A guide to Auto$mart vehicle maintenance: Tires and wheel alignment
Here's where the rubber meets the road! Rolling resistance is a key factor that affects a vehicle's fuel efficiency, and the best way to reduce rolling resistance is to maintain correct tire pressure. Operating a vehicle with just one tire under-inflated by 8 psi (56 kPa) can reduce the life of the tire by 15 000 kilometres and increase the vehicle's fuel consumption by 4 percent.
You might find resistance in your tires if you don't maintain them. Rolling resistance results in premature tread wear when your tires are under-inflated, increasing fuel consumption. Measure tire pressure (when tires are cold) at least once a month and on days when the temperature has dropped significantly. Also check your tires for uneven wear, which could be a sign of over-inflation, under-inflation or improper wheel alignment.
Under-inflated tires are estimated to cost Canadian light-duty vehicle owners almost 643 million litres of fuel annually.

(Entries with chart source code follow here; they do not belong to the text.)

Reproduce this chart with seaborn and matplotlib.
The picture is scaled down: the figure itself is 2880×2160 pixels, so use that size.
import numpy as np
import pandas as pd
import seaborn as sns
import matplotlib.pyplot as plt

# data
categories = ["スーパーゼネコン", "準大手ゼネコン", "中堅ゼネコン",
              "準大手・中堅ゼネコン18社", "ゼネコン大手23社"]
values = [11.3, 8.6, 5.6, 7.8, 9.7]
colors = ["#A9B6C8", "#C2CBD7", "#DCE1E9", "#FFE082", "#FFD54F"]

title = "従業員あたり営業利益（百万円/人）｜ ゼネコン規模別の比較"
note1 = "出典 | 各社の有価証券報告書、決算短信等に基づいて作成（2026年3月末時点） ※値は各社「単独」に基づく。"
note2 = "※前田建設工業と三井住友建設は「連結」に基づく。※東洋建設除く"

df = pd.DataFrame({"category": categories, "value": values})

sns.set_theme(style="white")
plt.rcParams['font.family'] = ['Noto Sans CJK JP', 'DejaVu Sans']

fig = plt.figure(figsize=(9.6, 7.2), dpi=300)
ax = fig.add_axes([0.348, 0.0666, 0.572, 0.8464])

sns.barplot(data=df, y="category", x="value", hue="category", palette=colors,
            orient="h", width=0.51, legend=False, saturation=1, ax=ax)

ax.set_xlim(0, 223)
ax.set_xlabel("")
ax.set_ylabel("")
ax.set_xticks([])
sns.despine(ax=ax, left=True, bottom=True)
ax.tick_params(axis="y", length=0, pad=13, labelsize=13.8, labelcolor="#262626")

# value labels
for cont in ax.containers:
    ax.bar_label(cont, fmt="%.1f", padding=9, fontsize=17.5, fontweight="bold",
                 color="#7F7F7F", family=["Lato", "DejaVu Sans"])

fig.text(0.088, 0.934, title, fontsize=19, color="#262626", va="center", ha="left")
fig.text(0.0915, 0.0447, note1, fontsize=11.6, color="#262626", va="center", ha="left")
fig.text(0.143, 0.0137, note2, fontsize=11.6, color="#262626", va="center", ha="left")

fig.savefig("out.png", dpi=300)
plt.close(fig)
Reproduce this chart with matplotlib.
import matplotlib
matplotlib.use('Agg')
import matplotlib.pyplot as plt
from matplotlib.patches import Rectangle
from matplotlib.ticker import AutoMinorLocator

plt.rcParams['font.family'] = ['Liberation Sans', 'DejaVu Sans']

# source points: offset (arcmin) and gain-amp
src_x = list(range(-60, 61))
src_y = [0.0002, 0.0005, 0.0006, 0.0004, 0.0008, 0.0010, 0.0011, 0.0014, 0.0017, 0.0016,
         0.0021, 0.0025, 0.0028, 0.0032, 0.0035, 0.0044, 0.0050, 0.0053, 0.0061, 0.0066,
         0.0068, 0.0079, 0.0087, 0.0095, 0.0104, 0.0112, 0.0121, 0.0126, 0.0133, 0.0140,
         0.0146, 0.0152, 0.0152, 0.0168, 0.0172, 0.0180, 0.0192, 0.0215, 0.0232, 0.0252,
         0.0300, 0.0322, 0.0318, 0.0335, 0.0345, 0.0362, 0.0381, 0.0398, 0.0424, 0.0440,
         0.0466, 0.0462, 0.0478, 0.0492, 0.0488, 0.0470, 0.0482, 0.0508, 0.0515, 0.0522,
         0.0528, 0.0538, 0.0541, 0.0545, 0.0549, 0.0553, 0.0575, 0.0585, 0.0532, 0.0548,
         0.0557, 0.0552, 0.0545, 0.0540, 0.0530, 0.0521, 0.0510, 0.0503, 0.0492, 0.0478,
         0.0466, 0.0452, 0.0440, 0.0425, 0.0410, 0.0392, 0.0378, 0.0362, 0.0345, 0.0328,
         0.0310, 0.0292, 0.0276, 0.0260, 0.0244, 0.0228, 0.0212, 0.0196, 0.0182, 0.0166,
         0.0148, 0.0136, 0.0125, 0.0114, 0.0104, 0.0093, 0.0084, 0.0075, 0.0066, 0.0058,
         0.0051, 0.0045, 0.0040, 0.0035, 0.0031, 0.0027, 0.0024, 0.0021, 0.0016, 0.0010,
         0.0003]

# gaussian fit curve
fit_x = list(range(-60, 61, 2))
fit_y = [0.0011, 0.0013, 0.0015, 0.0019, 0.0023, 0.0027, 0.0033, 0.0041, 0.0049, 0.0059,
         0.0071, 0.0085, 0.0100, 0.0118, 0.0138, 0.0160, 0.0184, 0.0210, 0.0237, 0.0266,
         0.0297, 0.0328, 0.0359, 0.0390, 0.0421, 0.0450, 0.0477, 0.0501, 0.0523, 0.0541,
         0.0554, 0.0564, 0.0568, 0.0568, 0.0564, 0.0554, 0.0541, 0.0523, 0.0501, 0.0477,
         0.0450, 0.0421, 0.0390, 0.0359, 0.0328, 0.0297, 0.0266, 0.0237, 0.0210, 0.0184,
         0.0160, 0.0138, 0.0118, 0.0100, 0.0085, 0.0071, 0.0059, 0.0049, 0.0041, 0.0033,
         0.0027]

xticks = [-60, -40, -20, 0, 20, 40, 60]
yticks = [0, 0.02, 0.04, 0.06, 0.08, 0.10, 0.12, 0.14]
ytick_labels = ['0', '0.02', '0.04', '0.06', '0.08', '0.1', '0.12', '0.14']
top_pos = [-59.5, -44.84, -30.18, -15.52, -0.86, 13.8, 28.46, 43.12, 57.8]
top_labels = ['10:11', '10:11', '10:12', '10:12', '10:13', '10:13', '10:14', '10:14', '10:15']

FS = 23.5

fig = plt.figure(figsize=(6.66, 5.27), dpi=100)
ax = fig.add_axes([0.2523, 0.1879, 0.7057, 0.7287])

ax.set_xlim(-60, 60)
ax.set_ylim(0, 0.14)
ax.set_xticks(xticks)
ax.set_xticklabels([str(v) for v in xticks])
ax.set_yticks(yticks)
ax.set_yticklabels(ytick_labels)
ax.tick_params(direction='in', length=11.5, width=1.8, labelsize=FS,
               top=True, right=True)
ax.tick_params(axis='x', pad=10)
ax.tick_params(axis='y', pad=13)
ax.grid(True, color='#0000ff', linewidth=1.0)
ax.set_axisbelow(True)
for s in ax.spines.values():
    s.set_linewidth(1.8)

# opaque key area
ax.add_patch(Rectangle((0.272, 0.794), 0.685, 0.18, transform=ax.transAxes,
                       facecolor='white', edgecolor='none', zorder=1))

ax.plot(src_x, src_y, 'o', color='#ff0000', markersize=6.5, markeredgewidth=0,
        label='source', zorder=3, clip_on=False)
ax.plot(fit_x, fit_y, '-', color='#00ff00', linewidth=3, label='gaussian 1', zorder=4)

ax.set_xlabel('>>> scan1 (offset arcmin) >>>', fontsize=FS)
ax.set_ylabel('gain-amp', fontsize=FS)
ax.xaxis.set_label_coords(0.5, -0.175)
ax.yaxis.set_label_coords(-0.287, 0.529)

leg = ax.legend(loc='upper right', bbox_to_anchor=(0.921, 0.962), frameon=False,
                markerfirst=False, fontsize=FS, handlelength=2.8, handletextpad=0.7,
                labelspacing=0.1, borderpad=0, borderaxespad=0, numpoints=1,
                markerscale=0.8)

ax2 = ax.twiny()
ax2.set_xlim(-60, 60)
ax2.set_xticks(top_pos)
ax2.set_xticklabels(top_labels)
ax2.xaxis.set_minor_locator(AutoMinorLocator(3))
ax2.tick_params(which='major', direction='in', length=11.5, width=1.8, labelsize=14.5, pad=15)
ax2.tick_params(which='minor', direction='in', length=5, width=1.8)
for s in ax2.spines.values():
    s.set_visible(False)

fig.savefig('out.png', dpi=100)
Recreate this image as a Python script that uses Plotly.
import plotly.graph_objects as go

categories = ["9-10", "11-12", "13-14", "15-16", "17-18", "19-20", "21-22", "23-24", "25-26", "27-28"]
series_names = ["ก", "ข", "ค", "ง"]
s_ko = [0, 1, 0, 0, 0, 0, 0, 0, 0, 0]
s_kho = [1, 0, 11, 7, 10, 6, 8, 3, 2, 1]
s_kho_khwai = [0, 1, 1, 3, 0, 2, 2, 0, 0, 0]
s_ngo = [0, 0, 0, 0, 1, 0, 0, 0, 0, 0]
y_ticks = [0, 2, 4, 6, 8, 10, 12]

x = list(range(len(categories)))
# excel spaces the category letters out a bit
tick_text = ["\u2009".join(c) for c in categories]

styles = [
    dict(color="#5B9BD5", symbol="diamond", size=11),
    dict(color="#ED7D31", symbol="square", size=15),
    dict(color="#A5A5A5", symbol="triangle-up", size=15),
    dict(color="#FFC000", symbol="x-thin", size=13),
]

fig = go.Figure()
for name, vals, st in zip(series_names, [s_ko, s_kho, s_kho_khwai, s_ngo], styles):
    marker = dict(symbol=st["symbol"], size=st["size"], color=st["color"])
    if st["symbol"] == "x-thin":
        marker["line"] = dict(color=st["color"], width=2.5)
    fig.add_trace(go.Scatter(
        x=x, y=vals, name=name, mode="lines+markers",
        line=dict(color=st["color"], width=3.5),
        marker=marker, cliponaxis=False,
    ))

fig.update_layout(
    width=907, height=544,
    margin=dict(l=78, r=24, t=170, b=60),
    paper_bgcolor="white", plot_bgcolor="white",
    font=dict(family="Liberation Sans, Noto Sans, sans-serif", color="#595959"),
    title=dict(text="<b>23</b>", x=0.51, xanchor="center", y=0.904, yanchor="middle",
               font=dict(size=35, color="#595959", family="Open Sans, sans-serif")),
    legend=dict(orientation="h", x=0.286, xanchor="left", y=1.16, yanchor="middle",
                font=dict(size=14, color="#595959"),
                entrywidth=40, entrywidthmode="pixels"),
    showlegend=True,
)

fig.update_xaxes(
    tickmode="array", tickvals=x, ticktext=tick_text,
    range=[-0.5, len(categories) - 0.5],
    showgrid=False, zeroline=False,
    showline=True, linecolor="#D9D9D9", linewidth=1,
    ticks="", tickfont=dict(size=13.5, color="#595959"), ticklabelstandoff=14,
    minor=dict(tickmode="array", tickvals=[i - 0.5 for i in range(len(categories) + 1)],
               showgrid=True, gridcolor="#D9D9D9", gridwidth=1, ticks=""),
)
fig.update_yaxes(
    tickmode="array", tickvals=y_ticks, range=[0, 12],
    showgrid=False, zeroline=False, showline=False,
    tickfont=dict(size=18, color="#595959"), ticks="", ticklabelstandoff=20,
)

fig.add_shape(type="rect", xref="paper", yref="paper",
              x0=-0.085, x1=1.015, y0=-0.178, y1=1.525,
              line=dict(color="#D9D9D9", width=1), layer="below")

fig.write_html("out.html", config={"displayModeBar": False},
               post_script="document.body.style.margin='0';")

At $0.79 per litre for regular unleaded gasoline, that amounts to more than $500 million a year in wasted fuel.
Rotating your tires helps prolong their life and improve fuel economy. On most vehicles, they should be rotated every 10 000 kilometres, or about twice a year. Consult your owner's manual for the recommended rotation pattern and frequency for your vehicle.
Tire pressure needs special attention in cold weather. It can be expected to drop by about 1 psi (7 kPa) for every 5°C drop in temperature. Tires also lose a certain amount of pressure due to their permeability – by some estimates, as much as 2 psi (14 kPa) per month.
Regular tire inspections are therefore crucial to improving your vehicle's fuel economy and reducing emissions. This inspection should include the following:
- Measure tire pressure at least once a month when the tires are cold. The vehicle manufacturer's recommended pressure for the front and rear tires is specified on a plate or sticker attached to the edge of the driver's door, the door post, the glove compartment or the fuel tank door (the pressure marked on the tire itself is the maximum pressure and is not likely to be the same as the manufacturer's recommended pressure). If you can't find the plate, check the owner's manual or consult your dealer. And don't forget to measure the pressure of the spare tire – you never know when you might need it.
- Check for uneven wear, which can be an indication of chronic under-inflation or over-inflation, improper wheel alignment or tire balancing, or a problem with the suspension system.
- Check for imbedded stones, glass or other foreign objects that could work into the tread and cause a leak.